Resulta claro también que los ataques de la Presidenta contra ciertos jueces y fiscales obedecen a que buena parte del futuro del kirchnerismo no se jugará tanto en los próximos comicios como en los tribunales, donde abundan las causas por hechos de corrupción que vinculan a funcionarios del Gobierno.
La reciente confirmación del procesamiento de Amado Boudou en una de las tantas causas judiciales que debe afrontar y la ratificación del juez federal Claudio Bonadio en la investigación sobre la escandalosa causa Hotesur, en la que se encuentran involucrados Cristina Kirchner y su familia, y el pseudoempresario Lázaro Báez, alteraron seguramente a la jefa del Estado y la llevaron a redoblar sus habituales críticas tanto a opositores como a magistrados y fiscales que llevan adelante investigaciones sobre casos de corrupción.
Los desbordes emocionales pueden explicarse por el miedo a la cárcel de alguien que se aferra a lo que tiene como mecanismo de autodefensa. La denuncia sobre un "partido judicial", al que, con un llamativo lenguaje castrense, se compara con un "partido militar" de otras épocas, no es más que un artilugio presidencial para presionar y amedrentar a los jueces y fiscales que el 18 de febrero escucharon un silencioso clamor ciudadano por justicia y por el fin de la impunidad.

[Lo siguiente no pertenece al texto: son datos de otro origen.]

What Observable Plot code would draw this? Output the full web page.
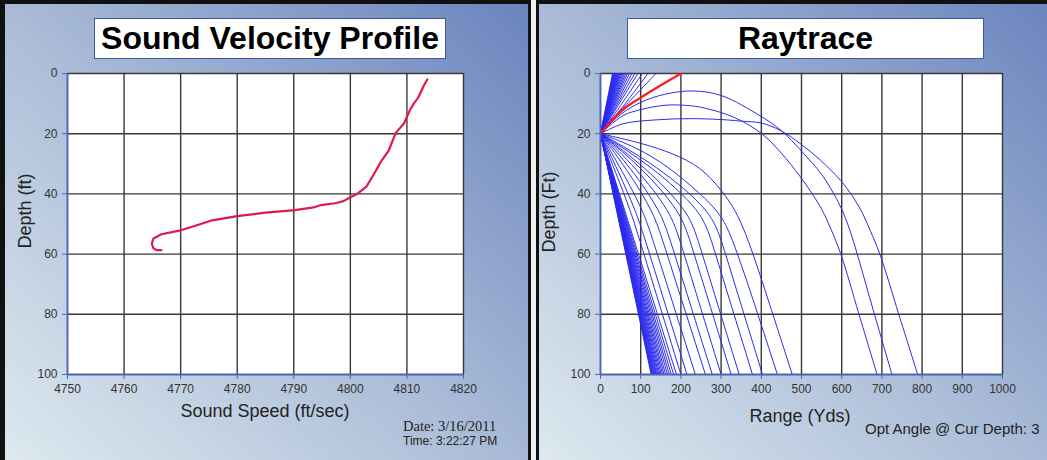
<!DOCTYPE html>
<html><head><meta charset="utf-8">
<script src="https://cdn.jsdelivr.net/npm/d3@7"></script>
<script src="https://cdn.jsdelivr.net/npm/@observablehq/plot@0.6"></script>
<style>
html,body{margin:0;padding:0;}
body{width:1047px;height:460px;position:relative;overflow:hidden;background:#f0f0f0;font-family:"Liberation Sans",Arial,sans-serif;}
.panel{position:absolute;top:0;height:480px;box-sizing:border-box;background:linear-gradient(to top right,#e0ebf0 0%,#a9bbd7 50%,#6a84bd 100%);border-top:4px solid #111;}
#pl{left:0;width:531px;border-left:5px solid #111;border-right:3px solid #111;}
#pr{left:536px;width:520px;border-left:3px solid #111;}
.tbox{position:absolute;top:18px;height:41px;background:#fff;border:1px solid #3f57a8;box-sizing:border-box;font-weight:bold;font-size:32px;line-height:39px;text-align:center;color:#000;}
.lab{position:absolute;font-size:18px;color:#222;white-space:nowrap;line-height:1;}
</style></head><body>
<div class="panel" id="pl"></div>
<div class="panel" id="pr"></div>
<div class="tbox" style="left:94px;width:352px;">Sound Velocity Profile</div>
<div class="tbox" style="left:627px;width:357px;">Raytrace</div>
<div class="lab" style="left:265px;top:411px;transform:translate(-50%,-50%);">Sound Speed (ft/sec)</div>
<div class="lab" style="left:25px;top:211px;transform:translate(-50%,-50%) rotate(-90deg);">Depth (ft)</div>
<div class="lab" style="left:403px;top:419px;font-family:'Liberation Serif','Times New Roman',serif;font-size:14.5px;">Date: 3/16/2011</div>
<div class="lab" style="left:403px;top:435px;font-size:12px;">Time: 3:22:27 PM</div>
<div class="lab" style="left:800px;top:416px;transform:translate(-50%,-50%);">Range (Yds)</div>
<div class="lab" style="left:549px;top:212px;transform:translate(-50%,-50%) rotate(-90deg);">Depth (Ft)</div>
<div class="lab" style="left:865px;top:421px;font-size:15px;">Opt Angle @ Cur Depth: 3</div>
<script>
// ---------- data ----------
const svpSpeed = [4813.6, 4813.0, 4812.0, 4811.2, 4810.5, 4809.5, 4808.0, 4806.8, 4805.5, 4804.2, 4802.8, 4801.2, 4800.0, 4798.8, 4797.3, 4794.8, 4793.5, 4790.2, 4785.0, 4780.0, 4775.3, 4772.9, 4770.0, 4766.6, 4765.2, 4764.9, 4765.2, 4765.8, 4766.6];
const svpDepth = [2, 4, 8, 10, 12.3, 16.5, 19.8, 25.5, 29, 33.3, 37.7, 40, 41.1, 42.4, 43.1, 43.7, 44.5, 45.4, 46.2, 47.4, 48.9, 50.4, 52.1, 53.4, 54.8, 56.5, 58.1, 58.7, 58.7];
const speedTicks = [4750, 4760, 4770, 4780, 4790, 4800, 4810, 4820];
const depthTicks = [0, 20, 40, 60, 80, 100];
const rangeTicks = [0, 100, 200, 300, 400, 500, 600, 700, 800, 900, 1000];

const rayOrigin = [0, 20];
// straight rays: range (yds) where each reaches the surface / the 100 ft bottom
const upFanEnds = [30, 31.5, 33, 34.5, 36, 37.5, 39, 40.5, 42, 44, 46, 48, 50.5, 53, 56, 59.5, 63, 67, 72, 78, 85, 93];
const downFanEnds = [126, 127.5, 129, 130.5, 132, 134, 136, 138, 140, 142.5, 145, 148, 151, 154.5, 158, 162, 166.5, 171, 176, 182, 189];
// bent rays read as [range, depth] points
const upCurvedRays = [
  [[0,20],[50,10.6],[104,0]],
  [[0,20],[55,11.1],[118,0]],
  [[0,20],[25,15.6],[65,10.2],[138,0]]
];
const turningRays = [
  [[0,20],[50,13.6],[100,9.6],[160,6.9],[230,5.8],[300,7.3],[400,14.3],[450,19],[500,25.8],[550,33.5],[580,39.9],[603,46],[625,54],[675,77],[725,100]],
  [[0,20],[56,14],[100,12],[156,10.6],[200,10.5],[249,11.2],[331,14.5],[401,20],[450,26.5],[497,34.3],[547,44.3],[566,49.5],[597,59.7],[643,80],[688,100]],
  [[0,20],[56,16.7],[139,15.4],[222,15.0],[300,15.3],[348,15.8],[401,16.5],[447,18.9],[497,23.3],[547,28.8],[597,35.5],[628,41],[652,46.5],[672,52.5],[695,60],[742,80],[789,100]]
];
const downCurvedRays = [
  [[0,20],[38,33.0],[76,46],[99,56],[200,100]],
  [[0,20],[44,32.4],[89,46],[113,56],[215,100]],
  [[0,20],[54,32.4],[108,46],[132,56],[236,100]],
  [[0,20],[66,31.9],[132,46],[156,56],[261,100]],
  [[0,20],[76,31.4],[151,46],[175,56],[278,100]],
  [[0,20],[88,31.2],[175,46],[199,56],[300,100]],
  [[0,20],[100,30.9],[200,46],[224,56],[325,100]],
  [[0,20],[110,30.9],[221,46],[244,56],[345,100]],
  [[0,20],[127,30.7],[254,46],[277,56],[378,100]],
  [[0,20],[139,30.4],[278,46],[302,56],[403,100]],
  [[0,20],[90,24.5],[170,31],[249,40],[298,46.5],[331,55],[440,100]],
  [[0,20],[100,23],[180,26.5],[249,31],[300,38.5],[348,47.5],[400,68],[477,100]]
];
const redRay = [[0,20],[26,16],[60,11.6],[100,8.0],[150,3.9],[200,0]];

// ---------- build tables ----------
const svpRows = svpSpeed.map((s, i) => ({speed: s, depth: svpDepth[i]}));
const straightRows = [];
let id = 0;
for (const e of upFanEnds) { straightRows.push({id, r: rayOrigin[0], d: rayOrigin[1]}, {id, r: e, d: 0}); id++; }
for (const e of downFanEnds) { straightRows.push({id, r: rayOrigin[0], d: rayOrigin[1]}, {id, r: e, d: 100}); id++; }
const smoothRows = [];
for (const ray of [...upCurvedRays, ...turningRays]) { for (const [r, d] of ray) smoothRows.push({id, r, d}); id++; }
const bentRows = [];
for (const ray of downCurvedRays) { for (const [r, d] of ray) bentRows.push({id, r, d}); id++; }
const redRows = redRay.map(([r, d]) => ({r, d}));

const axisBlue = "#4a63c9";
const gridColor = "#383838";
const rayBlue = "#2a2af0";
const baseStyle = {background: "transparent", fontFamily: '"Liberation Sans", Arial, sans-serif', fontSize: "12px", color: "#333", overflow: "visible"};

const left = Plot.plot({
  width: 531, height: 460,
  marginLeft: 67, marginRight: 68, marginTop: 73, marginBottom: 86,
  style: baseStyle,
  x: {domain: [4750, 4820]},
  y: {domain: [0, 100], reverse: true},
  marks: [
    Plot.frame({fill: "white", stroke: "none"}),
    Plot.gridX(speedTicks, {stroke: gridColor, strokeOpacity: 1, strokeWidth: 1.4}),
    Plot.gridY(depthTicks, {stroke: gridColor, strokeOpacity: 1, strokeWidth: 1.4}),
    Plot.ruleX([4750], {stroke: axisBlue, strokeWidth: 1.5}),
    Plot.ruleY([100], {stroke: axisBlue, strokeWidth: 1.5}),
    Plot.axisX(speedTicks, {anchor: "bottom", tickSize: 5, tickPadding: 5, stroke: axisBlue, fill: "#333", label: null, tickFormat: "d", fontSize: 12}),
    Plot.axisY(depthTicks, {anchor: "left", tickSize: 5, tickPadding: 5, stroke: axisBlue, fill: "#333", label: null, tickFormat: "d", fontSize: 12}),
    Plot.line(svpRows, {x: "speed", y: "depth", stroke: "#e0194b", strokeWidth: 2.2})
  ]
});
left.style.position = "absolute"; left.style.left = "0px"; left.style.top = "0px";
document.body.appendChild(left);

const right = Plot.plot({
  width: 511, height: 460,
  marginLeft: 64, marginRight: 45, marginTop: 73, marginBottom: 86,
  style: baseStyle,
  x: {domain: [0, 1000]},
  y: {domain: [0, 100], reverse: true},
  marks: [
    Plot.frame({fill: "white", stroke: "none"}),
    Plot.gridX(rangeTicks, {stroke: gridColor, strokeOpacity: 1, strokeWidth: 1.4}),
    Plot.gridY(depthTicks, {stroke: gridColor, strokeOpacity: 1, strokeWidth: 1.4}),
    Plot.line(straightRows, {x: "r", y: "d", z: "id", stroke: rayBlue, strokeWidth: 1, clip: true}),
    Plot.line(smoothRows, {x: "r", y: "d", z: "id", stroke: rayBlue, strokeWidth: 1, curve: "catmull-rom", clip: true}),
    Plot.line(bentRows, {x: "r", y: "d", z: "id", stroke: rayBlue, strokeWidth: 1, curve: "basis", clip: true}),
    Plot.line(redRows, {x: "r", y: "d", stroke: "#ff1a1a", strokeWidth: 2.2, curve: "monotone-x", clip: true}),
    Plot.ruleX([0], {stroke: axisBlue, strokeWidth: 1.5}),
    Plot.ruleY([100], {stroke: axisBlue, strokeWidth: 1.5}),
    Plot.axisX(rangeTicks, {anchor: "bottom", tickSize: 5, tickPadding: 5, stroke: axisBlue, fill: "#333", label: null, tickFormat: "d", fontSize: 12}),
    Plot.axisY(depthTicks, {anchor: "left", tickSize: 5, tickPadding: 5, stroke: axisBlue, fill: "#333", label: null, tickFormat: "d", fontSize: 12})
  ]
});
right.style.position = "absolute"; right.style.left = "536px"; right.style.top = "0px";
document.body.appendChild(right);
</script>
</body></html>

Es de esperar que, en su inminente discurso ante la Asamblea Legislativa, la Presidenta no pretenda profundizar este camino de discordia y autoritarismo. Sería deseable que el mensaje presidencial nos alejara del espejo de la pobre Venezuela.
Es menester que el fanatismo y la vehemencia desbordada cedan frente a la imperiosa necesidad del diálogo y de la concordia. Es imprescindible recoger el mensaje del papa Francisco sobre la importancia de crear y edificar una cultura del encuentro, un valor contrapuesto a la estrategia de confrontación permanente que realimenta a diario la Presidenta. Por el bien de la Argentina y también de la propia titular del Poder Ejecutivo Nacional.